Red Alert jumped up 5 places to 8th on their second visit to WSKC in 2014. If they can repeat that kind of progress, they should be more than happy, though they’ll be aware that it gets tougher at the top. Their last competition outing was at the STACK European Championships in September 2015, where their new ballet still had some bugs to be ironed out. Six months on, they should have sorted the problems and could reasonably be focussed on a top 5 placing. Red Alert are one of the hardest working teams around and have, as always, been putting in a lot a practice despite some seriously cold winter temperatures in Moscow.
Malaysia, are again represented by Team Silat. They have one change of personnel since 2014, but in their case, it’s unlikely to make a difference because, as members of the Bintulu Kite Flyer Club they have a strong squad of 15 or more pilots who fly together every weekend. On their first WSKC outing in 2014, Silat finished in a creditable 9th place making them top debutants for that edition. More recently, they achieved a strong second place just behind Cerfs Volants Folies in the Bintulu Cup Competition. Flying on their own home field may have helped, but, thanks to hard work and their increasing level of experience, Silat could be one of the teams to watch. However, in Sarawak they have little opportunity to practice with their vented kites. Strong winds in Berck may the biggest obstacle to success.
So that’s the teams.
WSKC will take place within the framework of the Berck Rencontre International des Cerfs Volants (RICV), a vast nine-day kite event and major logistical operation! Just as 2016 will be 10th Edition of WSKC, it will also be the 30th year of RICV, so a double celebration. Organiser, Gerard Clement is all geared-up for the huge influx of competitors, officials, demonstration performers, single line kite-flyers plus supporters and international guests who come together at this time for the flying, the friendships . . . and the fireworks!

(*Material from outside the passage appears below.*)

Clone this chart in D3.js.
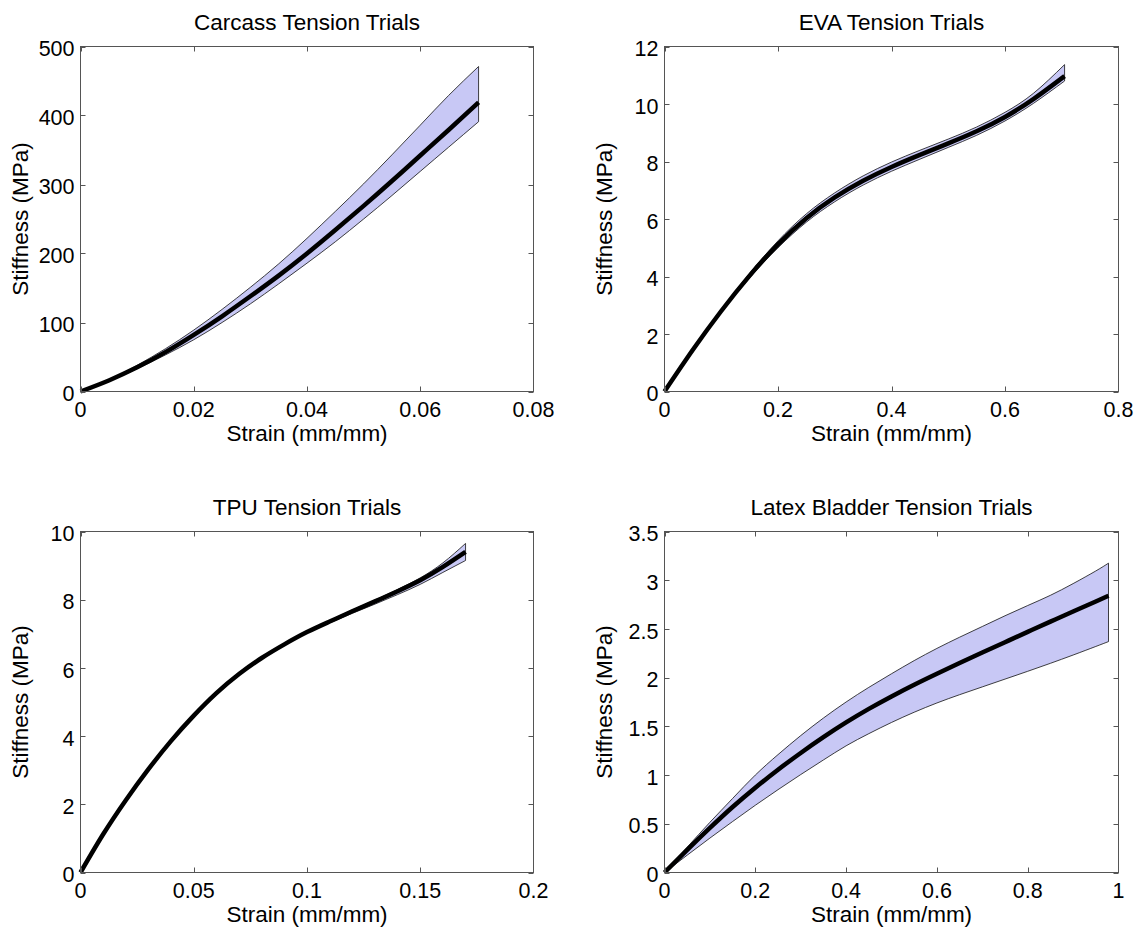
<!DOCTYPE html>
<html>
  <head>
    <meta charset="utf-8">
    <title>Tension trials</title>
    <script src="https://cdn.jsdelivr.net/npm/d3@7"></script>
    <style>
      body { margin: 0; background: #fff; }
      text { font-family: "Liberation Sans", Arial, sans-serif; fill: #000; }
      .box { fill: none; stroke: #555; stroke-width: 1; }
      .tick { stroke: #555; stroke-width: 1; }
      .band { fill: rgb(200, 200, 245); stroke: #111; stroke-width: 0.8; }
      .mean { fill: none; stroke: #000; stroke-width: 4.5; stroke-linejoin: round; }
    </style>
  </head>
  <body>
    <svg id="chart" width="1138" height="930"></svg>
    <script>
      // carcass
      carcassStrain = [0, 0.005, 0.01, 0.015, 0.02, 0.025, 0.03, 0.035, 0.04, 0.045, 0.05, 0.055, 0.06, 0.065, 0.0703];
      carcassMean = [0, 16, 35, 57, 82, 109, 138, 168, 200, 234, 269, 305, 342, 379, 419];
      carcassUpper = [0, 17, 38, 62, 89, 119, 151, 185, 222, 261, 301, 343, 386, 429, 471];
      carcassLower = [0, 15, 33, 53, 75, 100, 127, 156, 186, 217, 250, 284, 319, 354, 391];
      carcassXTicks = [0, 0.02, 0.04, 0.06, 0.08];
      carcassYTicks = [0, 100, 200, 300, 400, 500];
      // eva
      evaStrain = [0, 0.05, 0.1, 0.15, 0.2, 0.25, 0.3, 0.35, 0.4, 0.45, 0.5, 0.55, 0.6, 0.65, 0.705];
      evaMean = [0, 1.45, 2.8, 4.03, 5.12, 6.03, 6.75, 7.33, 7.81, 8.23, 8.63, 9.05, 9.55, 10.17, 10.97];
      evaUpper = [0, 1.48, 2.85, 4.11, 5.24, 6.18, 6.91, 7.5, 7.98, 8.39, 8.78, 9.2, 9.71, 10.37, 11.37];
      evaLower = [0, 1.42, 2.75, 3.95, 5.0, 5.89, 6.6, 7.18, 7.66, 8.08, 8.49, 8.91, 9.41, 10.02, 10.8];
      evaXTicks = [0, 0.2, 0.4, 0.6, 0.8];
      evaYTicks = [0, 2, 4, 6, 8, 10, 12];
      // tpu
      tpuStrain = [0, 0.01, 0.02, 0.03, 0.04, 0.05, 0.06, 0.07, 0.08, 0.09, 0.1, 0.11, 0.12, 0.13, 0.14, 0.15, 0.16, 0.17];
      tpuMean = [0, 1.12, 2.12, 3.03, 3.86, 4.6, 5.26, 5.82, 6.29, 6.69, 7.05, 7.36, 7.66, 7.95, 8.25, 8.57, 8.96, 9.4];
      tpuUpper = [0, 1.13, 2.13, 3.04, 3.87, 4.61, 5.27, 5.83, 6.3, 6.7, 7.07, 7.39, 7.7, 7.99, 8.3, 8.64, 9.08, 9.65];
      tpuLower = [0, 1.11, 2.11, 3.02, 3.85, 4.59, 5.25, 5.81, 6.28, 6.68, 7.03, 7.32, 7.6, 7.87, 8.15, 8.45, 8.8, 9.15];
      tpuXTicks = [0, 0.05, 0.1, 0.15, 0.2];
      tpuYTicks = [0, 2, 4, 6, 8, 10];
      // latex bladder
      latexStrain = [0, 0.05, 0.1, 0.15, 0.2, 0.25, 0.3, 0.35, 0.4, 0.45, 0.5, 0.55, 0.6, 0.65, 0.7, 0.75, 0.8, 0.85, 0.9, 0.95, 0.978];
      latexMean = [0, 0.232, 0.457, 0.672, 0.87, 1.055, 1.227, 1.389, 1.54, 1.679, 1.807, 1.927, 2.04, 2.15, 2.258, 2.364, 2.47, 2.575, 2.679, 2.782, 2.84];
      latexUpper = [0, 0.26, 0.515, 0.76, 1.0, 1.21, 1.405, 1.585, 1.75, 1.9, 2.04, 2.175, 2.3, 2.415, 2.525, 2.635, 2.74, 2.845, 2.965, 3.095, 3.175];
      latexLower = [0, 0.178, 0.353, 0.523, 0.69, 0.85, 1.005, 1.155, 1.3, 1.425, 1.54, 1.645, 1.74, 1.825, 1.905, 1.985, 2.065, 2.147, 2.232, 2.32, 2.37];
      latexXTicks = [0, 0.2, 0.4, 0.6, 0.8, 1];
      latexYTicks = [0, 0.5, 1, 1.5, 2, 2.5, 3, 3.5];

      panels = [
        { title: "Carcass Tension Trials", x: carcassStrain, mean: carcassMean, upper: carcassUpper, lower: carcassLower,
          xTicks: carcassXTicks, yTicks: carcassYTicks, box: [80.5, 46.5, 533.5, 391.5] },
        { title: "EVA Tension Trials", x: evaStrain, mean: evaMean, upper: evaUpper, lower: evaLower,
          xTicks: evaXTicks, yTicks: evaYTicks, box: [664.5, 46.5, 1118.5, 391.5] },
        { title: "TPU Tension Trials", x: tpuStrain, mean: tpuMean, upper: tpuUpper, lower: tpuLower,
          xTicks: tpuXTicks, yTicks: tpuYTicks, box: [80.5, 531.5, 533.5, 872.5] },
        { title: "Latex Bladder Tension Trials", x: latexStrain, mean: latexMean, upper: latexUpper, lower: latexLower,
          xTicks: latexXTicks, yTicks: latexYTicks, box: [664.5, 531.5, 1118.5, 872.5] }
      ];

      chart = d3.select("#chart");
      chart.append("rect").attr("width", 1138).attr("height", 930).attr("fill", "#fff");
      tickFont = 21.5;
      labelFont = 22.5;
      tickLen = 5;

      panels.forEach(function(p) {
        let [l, t, r, b] = p.box;
        let x = d3.scaleLinear()
          .domain(d3.extent(p.xTicks))
          .range([l, r]);
        let y = d3.scaleLinear()
          .domain(d3.extent(p.yTicks))
          .range([b, t]);
        let g = chart.append("g");
        let rows = p.x.map(function(d, i) {
          return { x: d, mean: p.mean[i], upper: p.upper[i], lower: p.lower[i] };
        });
        let area = d3.area()
          .x(function(d) { return x(d.x); })
          .y0(function(d) { return y(d.lower); })
          .y1(function(d) { return y(d.upper); })
          .curve(d3.curveNatural);
        let line = d3.line()
          .x(function(d) { return x(d.x); })
          .y(function(d) { return y(d.mean); })
          .curve(d3.curveNatural);
        g.append("path")
          .classed("band", true)
          .attr("d", area(rows) + "Z");
        g.append("path")
          .classed("mean", true)
          .attr("d", line(rows));
        // box and inward ticks on all sides
        g.append("rect")
          .classed("box", true)
          .attr("x", l).attr("y", t)
          .attr("width", r - l).attr("height", b - t);
        p.xTicks.forEach(function(d) {
          let px = Math.round(x(d)) + 0.5;
          if (d == p.xTicks[p.xTicks.length - 1]) px = r;
          g.append("line").classed("tick", true)
            .attr("x1", px).attr("x2", px).attr("y1", b).attr("y2", b - tickLen);
          g.append("line").classed("tick", true)
            .attr("x1", px).attr("x2", px).attr("y1", t).attr("y2", t + tickLen);
          g.append("text")
            .attr("x", x(d))
            .attr("y", b + 25)
            .attr("text-anchor", "middle")
            .style("font-size", tickFont + "px")
            .text(String(d));
        });
        p.yTicks.forEach(function(d) {
          let py = Math.round(y(d)) + 0.5;
          g.append("line").classed("tick", true)
            .attr("x1", l).attr("x2", l + tickLen).attr("y1", py).attr("y2", py);
          g.append("line").classed("tick", true)
            .attr("x1", r).attr("x2", r - tickLen).attr("y1", py).attr("y2", py);
          g.append("text")
            .attr("x", l - 6)
            .attr("y", y(d))
            .attr("dy", "0.45em")
            .attr("text-anchor", "end")
            .style("font-size", tickFont + "px")
            .text(String(d));
        });
        g.append("text")
          .attr("x", (l + r) / 2)
          .attr("y", b + 49)
          .attr("text-anchor", "middle")
          .style("font-size", labelFont + "px")
          .text("Strain (mm/mm)");
        g.append("text")
          .attr("transform", "translate(" + (l - 60) + "," + ((t + b) / 2) + ") rotate(-90)")
          .attr("dy", "0.35em")
          .attr("text-anchor", "middle")
          .style("font-size", labelFont + "px")
          .text("Stiffness (MPa)");
        g.append("text")
          .attr("x", (l + r) / 2)
          .attr("y", t - 17)
          .attr("text-anchor", "middle")
          .style("font-size", labelFont + "px")
          .text(p.title);
      });
    </script>
  </body>
</html>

On the staff side, scorer Susan Skinner (AKA), will again be wrestling with the judges’ handwriting. Aiming to keep both judges and competitors in order on the field will be Directrice de Terrain Mary Ann Parker (STACK UK). Sumiko Yamashita (AJSKA) will be a hard act to follow but we look forward to some spectacular shots from Julia Lezhnina (STACK Russia) who, this year, carries the “All Areas Access Pass” as Official Photographer. The WSKC 2016 judging panel welcomes one new member in Mark Quirmbach (AKA) and also sees a welcome return to WSKC duty for Germany’s Jürgen Schneider. Much travelled Lisa Willoughby (AKA) wins her third WSKC judging appointment while Pascal Martel (FFVL) gets his fourth. Ron Despojado was originally scheduled to take on the Chief Judge role for this edition but, following Ron’s unexpected passing, Andrew Taylor (STACK UK) is recalled to the judging panel for a 6th time. The Organisers have kindly allowed Pascal Vection (FFVL) and Nilza Riveros (Colombia) to work as Shadow Judges/Runners during the competition. It’s likely to be an intense induction to international competition judging for them!